Hinrich insisted, however, that he wasn’t specifically asked to be a mentor to Wall during his short stint in Washington.

“No, nothing like that. The relationship was good, I got a long great with him. I enjoyed playing with him. You could tell that he had great athleticism, great talent, but also a knack for playing the point-guard position,” he explained. “We talked, had good talks. [Wizards assistant coach and former NBA point guard] Sam Cassell was there, too. He did a lot of the mentoring. If I taught him anything it was probably just by example. It wasn’t anything out of the ordinary.”

Naturally, given his athleticism, being a top draft pick and having played for John Calipari in college, Wall was frequently compared to Bulls superstar Derrick Rose, another player Hinrich observed on a regular basis as a rookie. Hinrich admitted the two players do share some traits.

“Everybody wanted to compare them,” he said. “Same [college] coach, one-and-done, No. 1 picks, and there are some [similarities]. I think their ability is similar in how they use their speed and athleticism, the size at their position.”

[MORE: Analyzing the Wizards by the numbers]

Hinrich, healthy this year after suffering a litany if injuries last season, eventually limiting him in the playoffs, is ready for the postseason to begin.

“Yeah, I think I’ve always been excited to play in the playoffs, whether it was my first one or this being my ninth, so I think they’re all special. But what makes it special is to go out there and perform, so that’s what we’re going to try and do,” he explained. “I think we’re all excited. This is the time of year we all look forward to, so we’re very excited to get it going. We had a good three days here to get prepared and get it going, so we’ll be ready when Sunday comes around.

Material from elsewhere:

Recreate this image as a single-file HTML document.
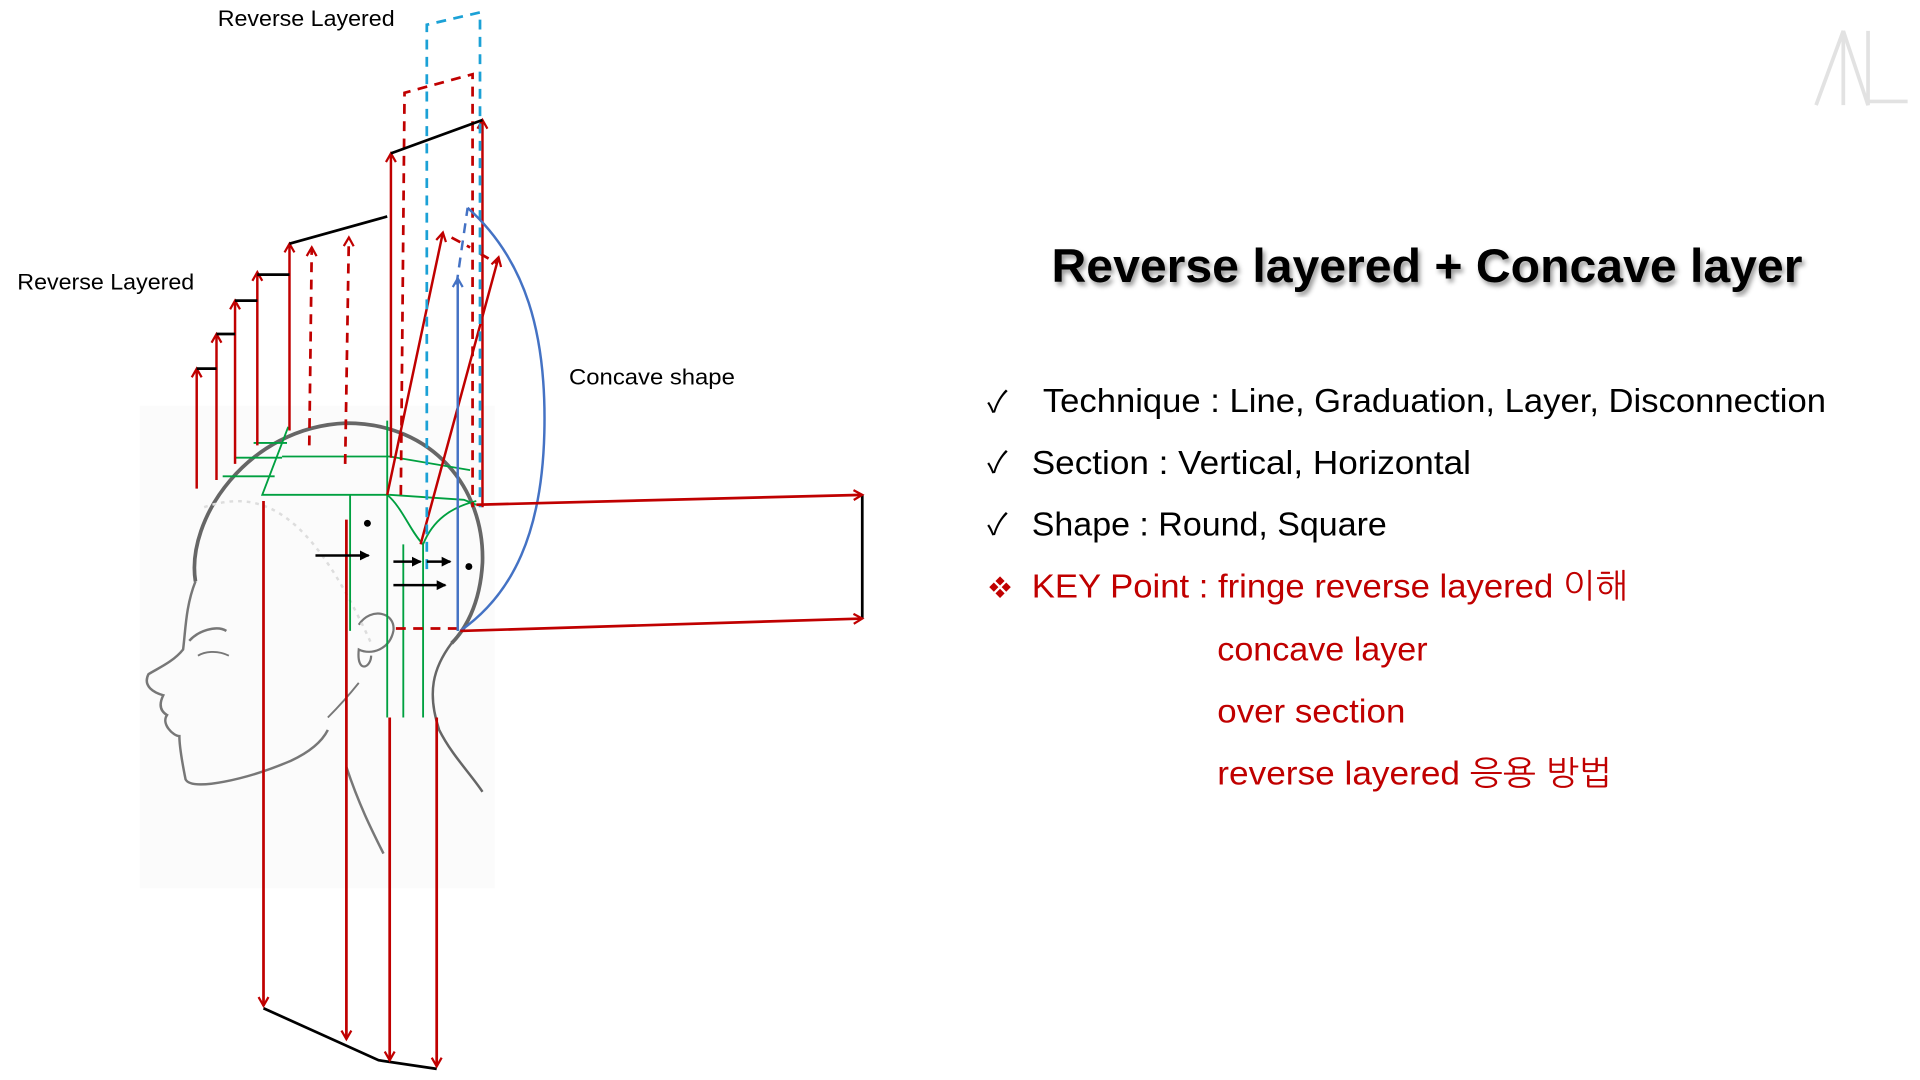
<!DOCTYPE html>
<html><head><meta charset="utf-8"><style>
html,body{margin:0;padding:0;background:#fff;width:1920px;height:1080px;overflow:hidden}
svg{display:block}
text{font-family:"Liberation Sans","NanumGothic","Noto Sans CJK KR",sans-serif}
</style></head><body>
<svg width="1920" height="1080" viewBox="0 0 1552 873" preserveAspectRatio="none" xmlns="http://www.w3.org/2000/svg">
<defs>
<marker id="ar" markerWidth="10" markerHeight="10" refX="8" refY="5" orient="auto" markerUnits="userSpaceOnUse"><path d="M1 1 L8 5 L1 9" fill="none" stroke="#c00000" stroke-width="1.8"/></marker>
<marker id="ab" markerWidth="10" markerHeight="10" refX="8" refY="5" orient="auto" markerUnits="userSpaceOnUse"><path d="M1 1 L8 5 L1 9" fill="none" stroke="#4472c4" stroke-width="1.8"/></marker>
<marker id="ak" markerWidth="8" markerHeight="8" refX="7" refY="4" orient="auto" markerUnits="userSpaceOnUse"><path d="M0 0 L8 4 L0 8 Z" fill="#000"/></marker>
<filter id="sh"><feDropShadow dx="2" dy="3" stdDeviation="2" flood-color="#000" flood-opacity="0.4"/></filter>
</defs>
<rect x="113" y="328" width="287" height="390" fill="#fbfbfb"/>
<!-- head -->
<g fill="none" stroke="#666" stroke-width="3">
<path d="M158 470 C150 420 200 345 280 342 C350 342 392 395 390 455 C388 490 375 510 365 520"/>
<path d="M365 520 C350 540 345 560 355 590 C365 610 380 625 390 640" stroke-width="2"/>
</g>
<g fill="none" stroke="#777" stroke-width="2">
<path d="M158 470 C150 490 150 510 148 525 C140 535 128 540 120 545 C115 555 125 560 132 562 C128 570 130 575 135 578 C130 585 140 595 145 595 C145 605 148 620 150 630 C155 640 200 630 235 615 C250 608 260 600 265 590"/>
<path d="M280 620 C290 650 300 670 310 690"/>
<path d="M183 510 C175 505 160 510 153 518"/>
<path d="M185 530 C175 525 165 527 160 530" stroke-width="1.5"/>
<path d="M290 505 C300 490 320 495 318 510 C315 525 300 530 290 525 C288 545 300 540 300 530" stroke-width="1.8"/>
<path d="M265 580 C275 570 282 562 290 552" stroke-width="1.5"/>
</g>
<path d="M165 410 C210 395 250 410 300 520" fill="none" stroke="#ddd" stroke-width="2" stroke-dasharray="3 4"/>
<!-- green grid -->
<g stroke="#00a040" stroke-width="1.5" fill="none">
<path d="M233 345 L212 400 L315 400"/>
<path d="M205 358 L232 358 M180 385 L222 385 M190 370 L228 370"/>
<path d="M228 369 L315 369 L380 380"/>
<path d="M315 400 L375 404 L385 408"/>
<path d="M283 400 L283 510 M313 400 L313 580 M326 440 L326 580 M342 440 L342 580 M370 410 L370 510 M313 340 L313 400"/>
<path d="M313 400 C325 410 332 430 342 440 C350 420 365 410 385 405"/>
</g>
<!-- red solid up arrows -->
<g stroke="#c00000" stroke-width="2" fill="none" marker-end="url(#ar)">
<path d="M159 395 L159 298"/><path d="M175 388 L175 270"/><path d="M190 375 L190 243"/>
<path d="M208 360 L208 220"/><path d="M234 348 L234 197"/><path d="M316 370 L316 124"/>
<path d="M390 410 L390 97"/>
<path d="M313 400 L358 188"/><path d="M340 440 L403 208"/>
</g>
<!-- red dashed -->
<g stroke="#c00000" stroke-width="2.2" fill="none" stroke-dasharray="8 6">
<path d="M250 360 L252 200" marker-end="url(#ar)"/><path d="M279 375 L282 192" marker-end="url(#ar)"/>
<path d="M324 400 L327 75 L382 60 L382 410"/>
<path d="M320 508 L372 508"/>
<path d="M365 192 L380 200"/><path d="M388 205 L402 213"/>
</g>
<!-- cyan dashed -->
<path d="M345 460 L345 20 L388 10 L388 410" stroke="#1ba1d6" stroke-width="2.2" fill="none" stroke-dasharray="8 6"/>
<!-- blue -->
<path d="M370 510 L370 225" stroke="#4472c4" stroke-width="2" fill="none" marker-end="url(#ab)"/>
<path d="M369 230 L378 168" stroke="#4472c4" stroke-width="2" fill="none" stroke-dasharray="8 6"/>
<path d="M378 168 C425 210 442 270 440 350 C438 430 415 480 372 510" stroke="#4472c4" stroke-width="2" fill="none"/>
<!-- black lines -->
<g stroke="#000" stroke-width="2.2" fill="none">
<path d="M159 298 L175 298 M175 270 L190 270 M190 243 L208 243 M208 222 L234 222"/>
<path d="M234 197 L313 175"/><path d="M316 124 L390 97"/>
<path d="M697 400 L697 500"/>
<path d="M213 815 L306 857 L353 864"/>
</g>
<!-- horizontal red arrows -->
<g stroke="#c00000" stroke-width="2.2" fill="none" marker-end="url(#ar)">
<path d="M385 408 L697 400"/><path d="M372 510 L697 500"/>
<path d="M213 405 L213 813"/><path d="M280 420 L280 840"/><path d="M315 580 L315 857"/><path d="M353 580 L353 862"/>
</g>
<!-- black arrows -->
<g stroke="#000" stroke-width="2" marker-end="url(#ak)">
<path d="M255 449 L298 449"/><path d="M318 454 L340 454"/><path d="M345 454 L364 454"/><path d="M318 473 L360 473"/>
</g>
<circle cx="297" cy="423" r="2.8"/><circle cx="379" cy="458" r="2.8"/>
<!-- labels -->
<g font-size="18" fill="#000">
<text x="176" y="21" textLength="143" lengthAdjust="spacingAndGlyphs">Reverse Layered</text>
<text x="14" y="234" textLength="143" lengthAdjust="spacingAndGlyphs">Reverse Layered</text>
<text x="460" y="311" textLength="134" lengthAdjust="spacingAndGlyphs">Concave shape</text>
</g>
<!-- logo -->
<g stroke="#e2e2e2" stroke-width="3" fill="none">
<path d="M1468 85 L1490 25 L1490 85"/><path d="M1490 25 L1510 85 L1510 25 M1510 82 L1542 82"/>
</g>
<!-- title -->
<text x="850" y="228" font-size="38" font-weight="bold" fill="#000" filter="url(#sh)" textLength="607" lengthAdjust="spacingAndGlyphs">Reverse layered + Concave layer</text>
<g font-size="27" fill="#000">
<text x="798" y="333" font-size="24">✓</text>
<text x="843" y="333" textLength="633" lengthAdjust="spacingAndGlyphs">Technique : Line, Graduation, Layer, Disconnection</text>
<text x="798" y="382" font-size="24">✓</text>
<text x="834" y="383" textLength="355" lengthAdjust="spacingAndGlyphs">Section : Vertical, Horizontal</text>
<text x="798" y="432" font-size="24">✓</text>
<text x="834" y="433" textLength="287" lengthAdjust="spacingAndGlyphs">Shape : Round, Square</text>
</g>
<g font-size="27" fill="#c00000">
<text x="798" y="482" font-size="22">❖</text>
<text x="834" y="483" textLength="482" lengthAdjust="spacingAndGlyphs">KEY Point : fringe reverse layered 이해</text>
<text x="984" y="534" textLength="170" lengthAdjust="spacingAndGlyphs">concave layer</text>
<text x="984" y="584" textLength="152" lengthAdjust="spacingAndGlyphs">over section</text>
<text x="984" y="634" textLength="319" lengthAdjust="spacingAndGlyphs">reverse layered 응용 방법</text>
</g>
</svg>
</body></html>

“It can be a long series, and it’s a lot of possessions, generally going with the same matchups, going against the same guys night in and night out. By the end of the series, they’re real familiar with you, you’re real familiar with them. It’s a matter of who makes the good plays.”

Thibodeau agreed: “Probably the biggest thing is this: You’re playing the same team over and over again. You’re going to know your opponent well. They’re going to know everything you’re doing. You’re going to know everything they’re doing. The intensity is the biggest thing from game to game. You have to be ready for that. That’s about it.”